Lines of data:
* * * * * * * * *

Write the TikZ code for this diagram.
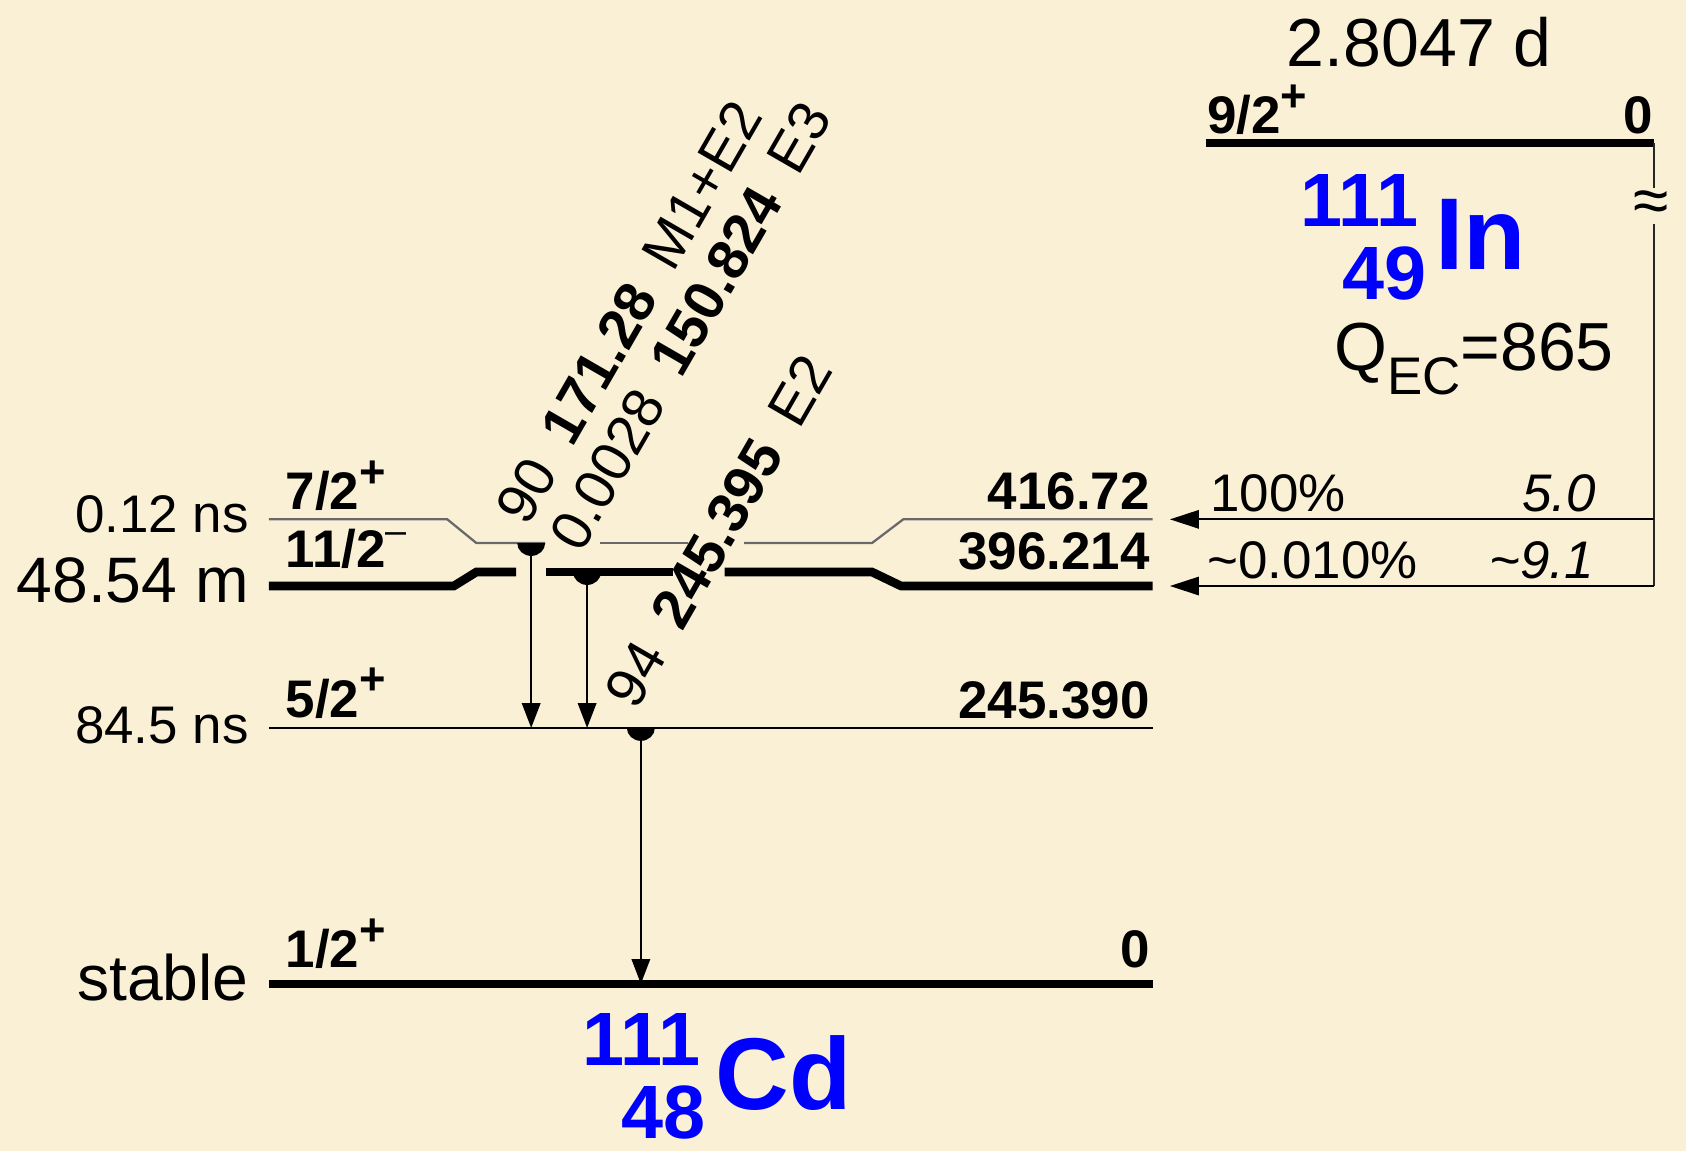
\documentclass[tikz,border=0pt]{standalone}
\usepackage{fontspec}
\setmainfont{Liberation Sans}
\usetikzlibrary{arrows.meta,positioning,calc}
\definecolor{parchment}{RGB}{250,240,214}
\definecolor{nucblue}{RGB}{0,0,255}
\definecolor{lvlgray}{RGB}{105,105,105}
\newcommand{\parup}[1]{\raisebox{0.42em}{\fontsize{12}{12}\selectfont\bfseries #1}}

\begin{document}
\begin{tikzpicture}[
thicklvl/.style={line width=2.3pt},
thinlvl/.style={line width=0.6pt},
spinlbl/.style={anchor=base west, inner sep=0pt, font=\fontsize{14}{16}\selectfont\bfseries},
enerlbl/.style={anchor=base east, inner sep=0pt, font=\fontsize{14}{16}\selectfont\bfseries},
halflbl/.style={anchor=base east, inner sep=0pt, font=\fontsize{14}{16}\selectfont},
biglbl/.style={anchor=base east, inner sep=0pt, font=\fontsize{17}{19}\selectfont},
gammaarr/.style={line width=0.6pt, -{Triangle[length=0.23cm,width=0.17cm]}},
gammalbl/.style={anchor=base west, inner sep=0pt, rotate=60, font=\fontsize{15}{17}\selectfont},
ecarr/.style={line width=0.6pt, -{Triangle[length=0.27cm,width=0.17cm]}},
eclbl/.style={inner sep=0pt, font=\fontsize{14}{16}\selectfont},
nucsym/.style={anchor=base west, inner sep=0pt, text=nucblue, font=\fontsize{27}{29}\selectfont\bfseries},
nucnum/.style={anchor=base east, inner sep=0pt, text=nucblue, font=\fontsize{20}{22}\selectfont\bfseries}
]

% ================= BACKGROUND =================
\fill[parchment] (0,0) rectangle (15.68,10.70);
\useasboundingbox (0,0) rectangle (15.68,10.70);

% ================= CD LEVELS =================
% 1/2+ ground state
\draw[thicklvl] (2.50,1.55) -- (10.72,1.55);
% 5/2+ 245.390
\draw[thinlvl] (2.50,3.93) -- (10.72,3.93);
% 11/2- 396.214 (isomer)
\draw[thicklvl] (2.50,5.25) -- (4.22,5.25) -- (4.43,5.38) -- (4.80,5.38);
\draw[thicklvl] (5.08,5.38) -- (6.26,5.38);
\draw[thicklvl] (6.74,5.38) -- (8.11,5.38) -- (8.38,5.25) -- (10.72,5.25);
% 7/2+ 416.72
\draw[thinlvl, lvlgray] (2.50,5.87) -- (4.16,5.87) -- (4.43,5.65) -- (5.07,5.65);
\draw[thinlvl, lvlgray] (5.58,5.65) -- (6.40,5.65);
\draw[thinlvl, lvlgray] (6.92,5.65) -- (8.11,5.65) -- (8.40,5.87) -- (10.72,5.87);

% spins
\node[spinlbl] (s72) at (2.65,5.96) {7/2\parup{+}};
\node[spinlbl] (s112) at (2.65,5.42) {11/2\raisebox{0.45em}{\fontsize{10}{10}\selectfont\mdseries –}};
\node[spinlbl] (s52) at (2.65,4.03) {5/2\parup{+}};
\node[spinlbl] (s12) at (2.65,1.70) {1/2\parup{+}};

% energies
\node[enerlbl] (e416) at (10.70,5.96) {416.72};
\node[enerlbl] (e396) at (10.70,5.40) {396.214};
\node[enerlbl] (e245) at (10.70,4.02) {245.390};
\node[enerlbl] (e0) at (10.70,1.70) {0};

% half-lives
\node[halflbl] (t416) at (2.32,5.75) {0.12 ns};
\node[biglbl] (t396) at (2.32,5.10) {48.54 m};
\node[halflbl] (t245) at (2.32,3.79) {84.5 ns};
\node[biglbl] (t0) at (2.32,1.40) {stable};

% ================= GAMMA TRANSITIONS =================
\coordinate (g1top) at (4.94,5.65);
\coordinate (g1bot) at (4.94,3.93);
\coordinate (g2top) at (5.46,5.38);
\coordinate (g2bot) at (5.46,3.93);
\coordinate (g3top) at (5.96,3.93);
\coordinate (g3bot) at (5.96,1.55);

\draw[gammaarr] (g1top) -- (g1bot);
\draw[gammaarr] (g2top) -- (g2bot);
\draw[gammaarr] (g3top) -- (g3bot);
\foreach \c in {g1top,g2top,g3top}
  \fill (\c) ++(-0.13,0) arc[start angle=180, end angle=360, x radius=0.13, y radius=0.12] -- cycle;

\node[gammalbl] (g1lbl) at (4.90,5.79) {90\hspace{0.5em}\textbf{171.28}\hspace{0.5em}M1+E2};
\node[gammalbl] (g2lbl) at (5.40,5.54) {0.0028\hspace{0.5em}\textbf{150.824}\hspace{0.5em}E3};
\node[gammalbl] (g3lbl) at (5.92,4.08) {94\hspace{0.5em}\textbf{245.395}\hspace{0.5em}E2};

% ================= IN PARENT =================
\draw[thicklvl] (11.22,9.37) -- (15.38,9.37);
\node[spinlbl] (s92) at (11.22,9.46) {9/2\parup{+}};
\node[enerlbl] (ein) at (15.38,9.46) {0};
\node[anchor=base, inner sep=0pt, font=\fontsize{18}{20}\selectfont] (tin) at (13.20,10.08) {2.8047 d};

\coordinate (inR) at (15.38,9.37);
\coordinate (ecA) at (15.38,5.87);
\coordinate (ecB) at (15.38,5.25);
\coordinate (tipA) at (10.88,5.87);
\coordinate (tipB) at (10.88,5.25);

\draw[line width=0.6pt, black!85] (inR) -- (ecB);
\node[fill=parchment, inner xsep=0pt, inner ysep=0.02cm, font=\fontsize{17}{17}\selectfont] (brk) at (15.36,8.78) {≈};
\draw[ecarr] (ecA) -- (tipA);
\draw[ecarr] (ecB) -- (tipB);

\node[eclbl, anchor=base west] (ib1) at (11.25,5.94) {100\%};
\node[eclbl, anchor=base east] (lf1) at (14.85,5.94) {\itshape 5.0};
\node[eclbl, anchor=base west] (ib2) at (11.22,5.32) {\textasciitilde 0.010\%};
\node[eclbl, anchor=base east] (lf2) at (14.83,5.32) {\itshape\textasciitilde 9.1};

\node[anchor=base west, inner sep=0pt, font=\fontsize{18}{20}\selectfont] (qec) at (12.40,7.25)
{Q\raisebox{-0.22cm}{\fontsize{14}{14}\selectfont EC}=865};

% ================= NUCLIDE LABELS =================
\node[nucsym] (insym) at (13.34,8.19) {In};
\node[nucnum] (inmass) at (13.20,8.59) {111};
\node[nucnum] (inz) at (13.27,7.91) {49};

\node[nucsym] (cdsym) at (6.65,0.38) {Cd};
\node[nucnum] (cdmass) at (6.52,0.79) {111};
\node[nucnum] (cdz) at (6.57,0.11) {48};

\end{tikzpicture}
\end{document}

* * * * * * * * *

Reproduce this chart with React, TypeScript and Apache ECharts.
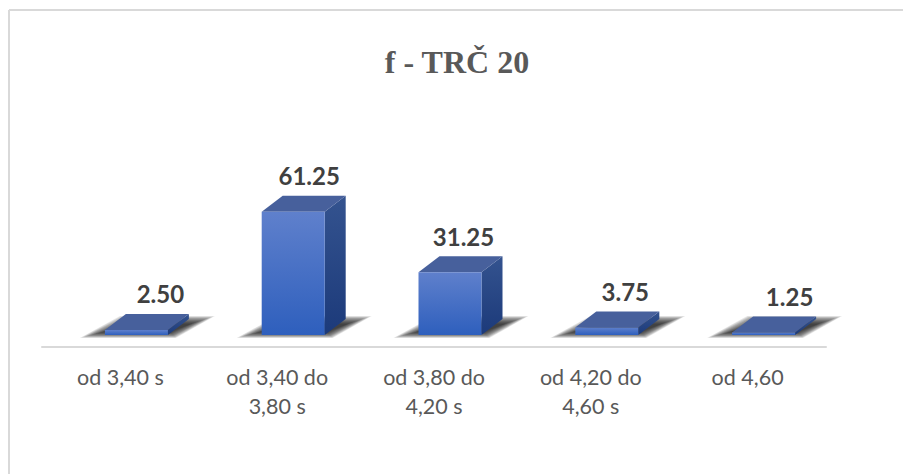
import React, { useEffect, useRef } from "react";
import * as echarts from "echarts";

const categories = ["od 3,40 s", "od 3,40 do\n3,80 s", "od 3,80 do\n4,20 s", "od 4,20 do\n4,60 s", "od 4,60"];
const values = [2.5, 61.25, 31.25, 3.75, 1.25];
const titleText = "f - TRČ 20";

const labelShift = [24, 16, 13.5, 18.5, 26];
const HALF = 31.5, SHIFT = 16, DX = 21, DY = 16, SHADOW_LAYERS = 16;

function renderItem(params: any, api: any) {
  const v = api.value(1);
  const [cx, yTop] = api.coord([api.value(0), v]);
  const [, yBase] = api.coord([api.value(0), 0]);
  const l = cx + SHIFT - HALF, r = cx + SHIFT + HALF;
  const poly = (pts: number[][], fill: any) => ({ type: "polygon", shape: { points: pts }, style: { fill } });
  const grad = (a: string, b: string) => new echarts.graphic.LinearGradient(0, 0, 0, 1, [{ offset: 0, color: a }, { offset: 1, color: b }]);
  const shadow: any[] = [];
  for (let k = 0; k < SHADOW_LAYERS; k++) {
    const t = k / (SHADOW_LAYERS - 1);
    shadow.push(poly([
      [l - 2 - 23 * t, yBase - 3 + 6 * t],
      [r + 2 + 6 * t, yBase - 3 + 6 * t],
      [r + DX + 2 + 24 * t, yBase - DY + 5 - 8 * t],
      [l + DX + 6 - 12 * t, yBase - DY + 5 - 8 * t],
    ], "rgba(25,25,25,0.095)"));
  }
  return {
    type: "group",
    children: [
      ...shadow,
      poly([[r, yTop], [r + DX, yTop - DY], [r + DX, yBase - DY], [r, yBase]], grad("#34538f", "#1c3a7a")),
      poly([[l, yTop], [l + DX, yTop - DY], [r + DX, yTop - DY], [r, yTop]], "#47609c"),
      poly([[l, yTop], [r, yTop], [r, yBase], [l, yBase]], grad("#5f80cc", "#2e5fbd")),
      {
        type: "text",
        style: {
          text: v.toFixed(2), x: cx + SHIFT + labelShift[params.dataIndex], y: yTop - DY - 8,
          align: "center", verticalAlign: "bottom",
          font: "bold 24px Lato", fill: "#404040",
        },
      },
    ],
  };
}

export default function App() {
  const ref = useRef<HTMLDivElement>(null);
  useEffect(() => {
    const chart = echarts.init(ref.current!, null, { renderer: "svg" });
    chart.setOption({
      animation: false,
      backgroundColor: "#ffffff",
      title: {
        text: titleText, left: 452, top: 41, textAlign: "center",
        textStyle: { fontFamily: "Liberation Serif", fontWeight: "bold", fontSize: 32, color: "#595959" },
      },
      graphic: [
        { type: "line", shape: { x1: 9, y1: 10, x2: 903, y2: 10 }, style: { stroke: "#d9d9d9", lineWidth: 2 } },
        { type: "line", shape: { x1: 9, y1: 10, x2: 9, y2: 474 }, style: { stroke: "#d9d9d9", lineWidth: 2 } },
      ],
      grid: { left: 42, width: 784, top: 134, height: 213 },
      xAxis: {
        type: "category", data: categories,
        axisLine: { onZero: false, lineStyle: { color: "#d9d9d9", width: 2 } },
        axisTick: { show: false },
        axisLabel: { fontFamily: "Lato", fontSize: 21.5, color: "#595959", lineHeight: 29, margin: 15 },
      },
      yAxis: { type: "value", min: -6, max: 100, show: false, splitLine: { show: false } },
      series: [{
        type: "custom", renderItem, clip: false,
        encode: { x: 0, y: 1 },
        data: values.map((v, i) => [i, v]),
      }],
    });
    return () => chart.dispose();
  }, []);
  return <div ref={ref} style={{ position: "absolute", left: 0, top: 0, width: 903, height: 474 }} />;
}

* * * * * * * * *

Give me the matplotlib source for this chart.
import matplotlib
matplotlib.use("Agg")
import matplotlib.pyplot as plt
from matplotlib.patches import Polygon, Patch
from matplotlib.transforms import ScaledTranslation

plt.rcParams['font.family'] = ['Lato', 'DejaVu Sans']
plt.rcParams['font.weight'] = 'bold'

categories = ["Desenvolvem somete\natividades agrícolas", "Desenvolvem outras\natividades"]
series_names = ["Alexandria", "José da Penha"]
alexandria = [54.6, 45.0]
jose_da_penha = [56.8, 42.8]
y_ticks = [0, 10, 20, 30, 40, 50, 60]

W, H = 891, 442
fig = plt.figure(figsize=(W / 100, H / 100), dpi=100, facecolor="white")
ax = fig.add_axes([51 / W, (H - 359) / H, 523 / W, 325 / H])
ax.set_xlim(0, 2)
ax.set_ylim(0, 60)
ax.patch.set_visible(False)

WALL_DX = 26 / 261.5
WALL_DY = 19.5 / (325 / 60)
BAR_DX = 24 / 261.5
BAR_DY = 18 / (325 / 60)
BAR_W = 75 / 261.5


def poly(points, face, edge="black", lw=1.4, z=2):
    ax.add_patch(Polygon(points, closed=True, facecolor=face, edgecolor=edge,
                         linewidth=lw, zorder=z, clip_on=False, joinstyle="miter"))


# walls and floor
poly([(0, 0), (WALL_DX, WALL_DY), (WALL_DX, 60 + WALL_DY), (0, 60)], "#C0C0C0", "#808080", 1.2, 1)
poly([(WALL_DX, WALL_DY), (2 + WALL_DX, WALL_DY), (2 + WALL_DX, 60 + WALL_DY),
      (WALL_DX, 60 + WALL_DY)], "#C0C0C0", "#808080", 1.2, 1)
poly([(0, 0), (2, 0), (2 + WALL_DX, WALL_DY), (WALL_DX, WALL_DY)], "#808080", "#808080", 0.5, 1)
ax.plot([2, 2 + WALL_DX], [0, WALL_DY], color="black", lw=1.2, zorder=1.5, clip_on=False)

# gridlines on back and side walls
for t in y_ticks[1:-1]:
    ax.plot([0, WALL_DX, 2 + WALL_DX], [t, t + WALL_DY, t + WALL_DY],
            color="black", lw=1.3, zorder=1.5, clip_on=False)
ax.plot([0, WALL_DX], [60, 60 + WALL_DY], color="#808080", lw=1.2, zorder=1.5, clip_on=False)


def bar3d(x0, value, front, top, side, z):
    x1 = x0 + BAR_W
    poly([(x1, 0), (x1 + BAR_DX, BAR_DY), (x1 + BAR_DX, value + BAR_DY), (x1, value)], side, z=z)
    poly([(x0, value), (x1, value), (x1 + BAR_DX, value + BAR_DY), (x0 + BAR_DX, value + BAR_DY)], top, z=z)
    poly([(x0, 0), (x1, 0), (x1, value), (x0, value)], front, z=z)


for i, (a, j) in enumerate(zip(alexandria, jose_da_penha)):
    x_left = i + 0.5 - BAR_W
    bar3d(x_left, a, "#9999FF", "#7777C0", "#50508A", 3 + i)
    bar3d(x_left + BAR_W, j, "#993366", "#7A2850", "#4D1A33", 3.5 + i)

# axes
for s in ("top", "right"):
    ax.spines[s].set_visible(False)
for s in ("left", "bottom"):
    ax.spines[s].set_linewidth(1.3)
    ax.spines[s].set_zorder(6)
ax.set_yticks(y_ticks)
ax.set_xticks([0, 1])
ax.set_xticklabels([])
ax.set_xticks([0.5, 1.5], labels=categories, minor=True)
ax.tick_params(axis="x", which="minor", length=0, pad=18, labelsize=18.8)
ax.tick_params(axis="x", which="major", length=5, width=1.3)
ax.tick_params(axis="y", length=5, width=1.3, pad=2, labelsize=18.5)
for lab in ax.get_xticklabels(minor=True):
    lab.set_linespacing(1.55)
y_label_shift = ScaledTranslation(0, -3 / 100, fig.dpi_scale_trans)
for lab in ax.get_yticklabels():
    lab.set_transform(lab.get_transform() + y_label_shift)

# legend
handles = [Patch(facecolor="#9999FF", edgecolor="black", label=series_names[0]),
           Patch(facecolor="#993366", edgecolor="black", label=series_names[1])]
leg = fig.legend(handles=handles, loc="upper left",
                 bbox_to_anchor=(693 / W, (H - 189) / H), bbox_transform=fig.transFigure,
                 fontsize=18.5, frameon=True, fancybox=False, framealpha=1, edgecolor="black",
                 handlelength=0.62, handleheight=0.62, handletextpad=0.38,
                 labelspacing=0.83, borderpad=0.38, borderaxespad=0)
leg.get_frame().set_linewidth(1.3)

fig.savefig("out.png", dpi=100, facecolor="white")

* * * * * * * * *

## To do
Give back exactly the lines running from the line that contains "Give me the matplotlib source for this chart." through the line that contains "ax.plot([0, WALL_DX], [60, 60", and nothing outside them.

## Solution for this task
Give me the matplotlib source for this chart.
import matplotlib
matplotlib.use("Agg")
import matplotlib.pyplot as plt
from matplotlib.patches import Polygon, Patch
from matplotlib.transforms import ScaledTranslation

plt.rcParams['font.family'] = ['Lato', 'DejaVu Sans']
plt.rcParams['font.weight'] = 'bold'

categories = ["Desenvolvem somete\natividades agrícolas", "Desenvolvem outras\natividades"]
series_names = ["Alexandria", "José da Penha"]
alexandria = [54.6, 45.0]
jose_da_penha = [56.8, 42.8]
y_ticks = [0, 10, 20, 30, 40, 50, 60]

W, H = 891, 442
fig = plt.figure(figsize=(W / 100, H / 100), dpi=100, facecolor="white")
ax = fig.add_axes([51 / W, (H - 359) / H, 523 / W, 325 / H])
ax.set_xlim(0, 2)
ax.set_ylim(0, 60)
ax.patch.set_visible(False)

WALL_DX = 26 / 261.5
WALL_DY = 19.5 / (325 / 60)
BAR_DX = 24 / 261.5
BAR_DY = 18 / (325 / 60)
BAR_W = 75 / 261.5


def poly(points, face, edge="black", lw=1.4, z=2):
    ax.add_patch(Polygon(points, closed=True, facecolor=face, edgecolor=edge,
                         linewidth=lw, zorder=z, clip_on=False, joinstyle="miter"))


# walls and floor
poly([(0, 0), (WALL_DX, WALL_DY), (WALL_DX, 60 + WALL_DY), (0, 60)], "#C0C0C0", "#808080", 1.2, 1)
poly([(WALL_DX, WALL_DY), (2 + WALL_DX, WALL_DY), (2 + WALL_DX, 60 + WALL_DY),
      (WALL_DX, 60 + WALL_DY)], "#C0C0C0", "#808080", 1.2, 1)
poly([(0, 0), (2, 0), (2 + WALL_DX, WALL_DY), (WALL_DX, WALL_DY)], "#808080", "#808080", 0.5, 1)
ax.plot([2, 2 + WALL_DX], [0, WALL_DY], color="black", lw=1.2, zorder=1.5, clip_on=False)

# gridlines on back and side walls
for t in y_ticks[1:-1]:
    ax.plot([0, WALL_DX, 2 + WALL_DX], [t, t + WALL_DY, t + WALL_DY],
            color="black", lw=1.3, zorder=1.5, clip_on=False)
ax.plot([0, WALL_DX], [60, 60 + WALL_DY], color="#808080", lw=1.2, zorder=1.5, clip_on=False)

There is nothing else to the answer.